Thursday, January 17, 2019

Leonardo's Science Workshop: Invent, Create, and Make STEAM Projects Like a Genius

I have been talking about STE(A)M education and books since the very earliest days of this blog.  It's vitally important to expose kids to the concepts as soon as possible.  They're the ones who are going to be making our future. They're the innovators, creators, inventors, discoverers of tomorrow's world.  The more our kids are engaging with the world around them, the better.  Critical thinking skills are more vitally important now than ever before.  We're bombarded with messaging and media spin from the moment we're born and learning to differentiate the truth is a vital survival skill. That's where STE(A)M comes in.  Finding fun ways to keep their interest is key.

 Leonardo's Science Workshop is a new project book by Heidi Olinger. Released 1st Jan 2019 by Quarto on their Rockport imprint, it's 144 pages and available in flexibound and ebook formats. It's visually very appealing and includes good clear photography and layout.  The book begins with a short introduction/bio of Leonardo's life and prodigious creative genius.
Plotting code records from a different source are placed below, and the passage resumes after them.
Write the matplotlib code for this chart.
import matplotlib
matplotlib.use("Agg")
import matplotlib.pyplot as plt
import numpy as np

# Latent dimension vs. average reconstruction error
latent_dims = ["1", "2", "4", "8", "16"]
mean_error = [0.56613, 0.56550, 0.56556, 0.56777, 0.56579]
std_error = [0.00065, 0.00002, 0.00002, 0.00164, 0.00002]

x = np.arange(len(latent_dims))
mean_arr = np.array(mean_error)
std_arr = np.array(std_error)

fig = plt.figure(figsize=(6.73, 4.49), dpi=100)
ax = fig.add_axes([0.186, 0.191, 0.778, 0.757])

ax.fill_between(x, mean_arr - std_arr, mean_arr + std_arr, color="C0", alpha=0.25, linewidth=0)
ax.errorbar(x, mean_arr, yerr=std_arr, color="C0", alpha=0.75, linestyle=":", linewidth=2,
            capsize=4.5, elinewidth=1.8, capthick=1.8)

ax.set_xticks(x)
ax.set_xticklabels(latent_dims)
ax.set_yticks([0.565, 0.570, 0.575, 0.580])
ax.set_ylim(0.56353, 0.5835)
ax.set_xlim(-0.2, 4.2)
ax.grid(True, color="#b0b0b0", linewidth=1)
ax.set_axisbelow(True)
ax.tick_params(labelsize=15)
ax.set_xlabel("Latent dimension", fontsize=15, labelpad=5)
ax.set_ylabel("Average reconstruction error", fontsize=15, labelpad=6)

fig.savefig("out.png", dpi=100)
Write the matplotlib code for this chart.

The chapters are built up around experimentation and observation. There's a pretty good description of the scientific method aimed at middle-readers in the introduction.  The first chapter is about fluid dynamics and includes 6 age-appropriate projects. Each of the tutorials is well photographed and includes clear instructions.
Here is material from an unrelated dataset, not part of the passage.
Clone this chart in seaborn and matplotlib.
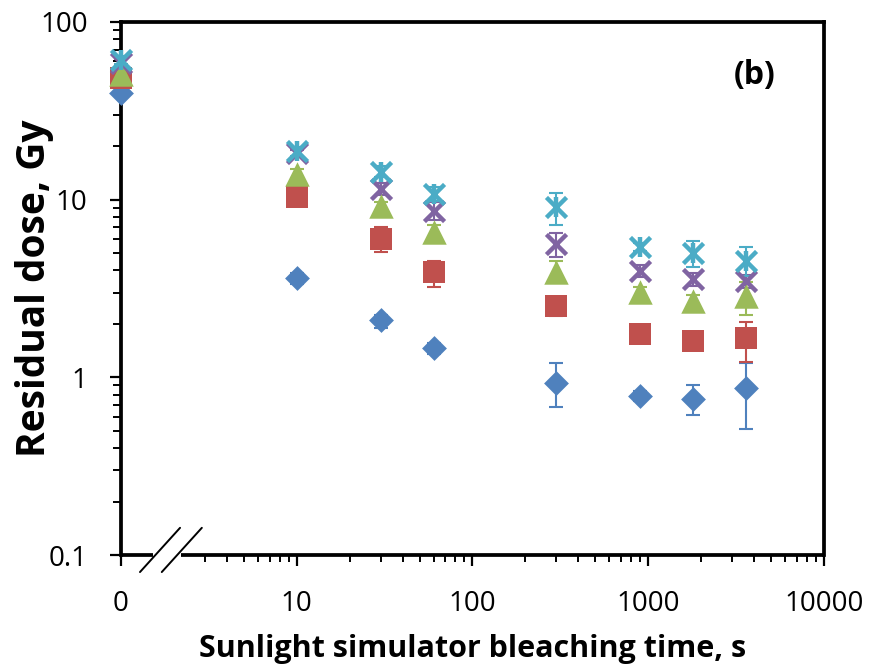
import numpy as np
import pandas as pd
import matplotlib
matplotlib.use("Agg")
import matplotlib.pyplot as plt
import seaborn as sns
from matplotlib.ticker import FixedLocator, FixedFormatter, NullFormatter, LogLocator

# ---- data (t = 0 is drawn at the axis origin, x = 1) ----
times = [1, 10, 30, 60, 300, 900, 1800, 3600]
x_tick_values = [1, 10, 100, 1000, 10000]
x_tick_labels = ["0", "10", "100", "1000", "10000"]
y_tick_values = [0.1, 1, 10, 100]
y_tick_labels = ["0.1", "1", "10", "100"]

blue = [39.7, 3.62, 2.10, 1.46, 0.93, 0.79, 0.76, 0.87]
blue_lo = [2.0, 0.25, 0.20, 0.10, 0.25, 0.05, 0.15, 0.36]
blue_hi = [2.0, 0.25, 0.15, 0.10, 0.27, 0.05, 0.14, 0.34]

red = [48.3, 10.4, 6.0, 3.92, 2.52, 1.75, 1.60, 1.66]
red_lo = [3.0, 0.5, 0.90, 0.70, 0.30, 0.10, 0.10, 0.44]
red_hi = [3.0, 0.5, 1.00, 0.60, 0.30, 0.10, 0.10, 0.38]

green = [51.0, 14.0, 9.25, 6.6, 3.92, 3.02, 2.69, 2.87]
green_lo = [2.0, 0.8, 0.5, 0.6, 0.5, 0.2, 0.2, 0.63]
green_hi = [2.0, 0.8, 0.5, 0.6, 0.6, 0.2, 0.2, 0.57]

purple = [58.6, 18.2, 11.5, 8.67, 5.64, 3.97, 3.58, 3.49]
purple_lo = [3.0, 0.8, 0.9, 1.0, 0.88, 0.3, 0.3, 0.3]
purple_hi = [3.0, 0.8, 0.9, 1.0, 0.86, 0.3, 0.3, 0.3]

cyan = [61.0, 18.7, 14.4, 10.8, 9.13, 5.43, 5.02, 4.52]
cyan_lo = [3.0, 1.0, 1.0, 1.0, 1.9, 0.3, 0.85, 0.8]
cyan_hi = [3.0, 1.0, 1.0, 1.0, 1.8, 0.3, 0.85, 0.9]

series = [
    ("Blue", blue, blue_lo, blue_hi, "#4F81BD", "D", 160),
    ("Red", red, red_lo, red_hi, "#C0504D", "s", 270),
    ("Green", green, green_lo, green_hi, "#9BBB59", "^", 310),
    ("Purple", purple, purple_lo, purple_hi, "#8064A2", "x", 210),
    ("Cyan", cyan, cyan_lo, cyan_hi, "#4BACC6", "x", 210),
]

sns.set_style("ticks")
plt.rcParams['font.family'] = ['Open Sans', 'DejaVu Sans']
plt.rcParams['text.color'] = 'black'
plt.rcParams['axes.labelcolor'] = 'black'
plt.rcParams['xtick.color'] = 'black'
plt.rcParams['ytick.color'] = 'black'

fig = plt.figure(figsize=(8.7, 6.71), dpi=100)
ax = fig.add_axes([121/870, 1-555/671, (824-121)/870, (555-22)/671])

for name, vals, lo, hi, col, mk, size in series:
    df = pd.DataFrame({"t": times, "v": vals})
    ax.errorbar(times, vals, yerr=[lo, hi], fmt="none", ecolor=col,
                elinewidth=1.5, capsize=5, capthick=1.5, clip_on=False, zorder=2)
    if mk == "x":
        sns.scatterplot(data=df, x="t", y="v", marker="x", s=size, color=col,
                        linewidth=3.2, ax=ax, clip_on=False, zorder=3)
        if name == "Cyan":
            sns.scatterplot(data=df, x="t", y="v", marker="|", s=size, color=col,
                            linewidth=3.2, ax=ax, clip_on=False, zorder=3)
    else:
        sns.scatterplot(data=df, x="t", y="v", marker=mk, s=size, color=col,
                        edgecolor=col, linewidth=0, ax=ax, clip_on=False, zorder=3)

ax.set_xscale("log")
ax.set_yscale("log")
ax.set_xlim(1, 10000)
ax.set_ylim(0.1, 100)

ax.xaxis.set_major_locator(FixedLocator(x_tick_values))
ax.xaxis.set_major_formatter(FixedFormatter(x_tick_labels))
minor_x = [m * 10**e for e in range(0, 4) for m in range(2, 10) if not (e == 0 and m < 3)]
ax.xaxis.set_minor_locator(FixedLocator(minor_x))
ax.xaxis.set_minor_formatter(NullFormatter())
ax.yaxis.set_major_locator(FixedLocator(y_tick_values))
ax.yaxis.set_major_formatter(FixedFormatter(y_tick_labels))
ax.yaxis.set_minor_locator(LogLocator(base=10, subs=np.arange(2, 10)))
ax.yaxis.set_minor_formatter(NullFormatter())

for s in ax.spines.values():
    s.set_linewidth(2.7)
    s.set_color("black")
ax.spines["bottom"].set_visible(False)

# broken bottom axis
gap0, gap1 = 0.046, 0.085
ax.plot([-0.002, gap0], [0, 0], transform=ax.transAxes, color="black", lw=2.7,
        clip_on=False, solid_capstyle="butt", zorder=5)
ax.plot([gap1, 1.002], [0, 0], transform=ax.transAxes, color="black", lw=2.7,
        clip_on=False, solid_capstyle="butt", zorder=5)
for x0 in (0.027, 0.058):
    ax.plot([x0, x0 + 0.057], [-0.032, 0.051], transform=ax.transAxes,
            color="black", lw=1.4, clip_on=False, zorder=5)

ax.tick_params(axis="x", which="major", direction="out", length=8, width=1.6,
               labelsize=20, pad=17)
ax.tick_params(axis="x", which="minor", direction="out", length=5, width=1.4)
ax.tick_params(axis="y", which="major", direction="out", length=8, width=1.6,
               labelsize=20, pad=16)
ax.tick_params(axis="y", which="minor", direction="out", length=6, width=1.4)

ax.set_xlabel("Sunlight simulator bleaching time, s", fontsize=22,
              fontweight="bold", color="black")
ax.xaxis.set_label_coords(0.5, -0.148)
ax.set_ylabel("Residual dose, Gy", fontsize=28, fontweight="bold", color="black")
ax.yaxis.set_label_coords(-0.095, 0.5)

ax.text(0.902, 0.90, "(b)", transform=ax.transAxes, fontsize=23,
        fontweight="bold", ha="center", va="center", color="black")

fig.savefig("out.png", dpi=100)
The air chapter is followed by a chapter on kinetics/physics of motion.  This chapter, too, explains basic concepts and includes projects (experiments) to illustrate them. The third chapter is all about energy and includes some nice projects on the electromagnetic spectrum, static electricity, building a wind turbine, etc.
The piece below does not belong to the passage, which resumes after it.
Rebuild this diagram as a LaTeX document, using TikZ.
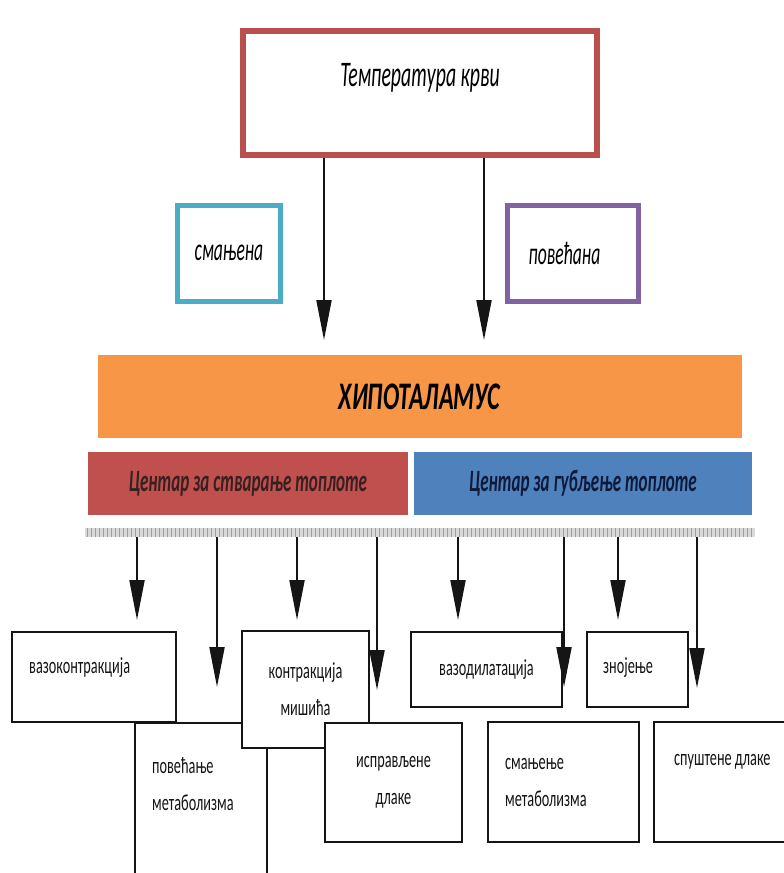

All in all, these are age appropriate, interesting, well written, and safe.  The layout is appealing and accessible.  It would be a good addition to a classroom module for physics for middle grades. It would also make a good gift for a physics interested young person.  It might be a little too straightforward and rigid to interest kids who are already wrongly convinced physics isn't cool or fun.

We need more critical thinkers and anything that fires up the next generation's STEAMers is great!

Four stars.

Disclosure: I received an ARC at no cost from the author/publisher for review purposes.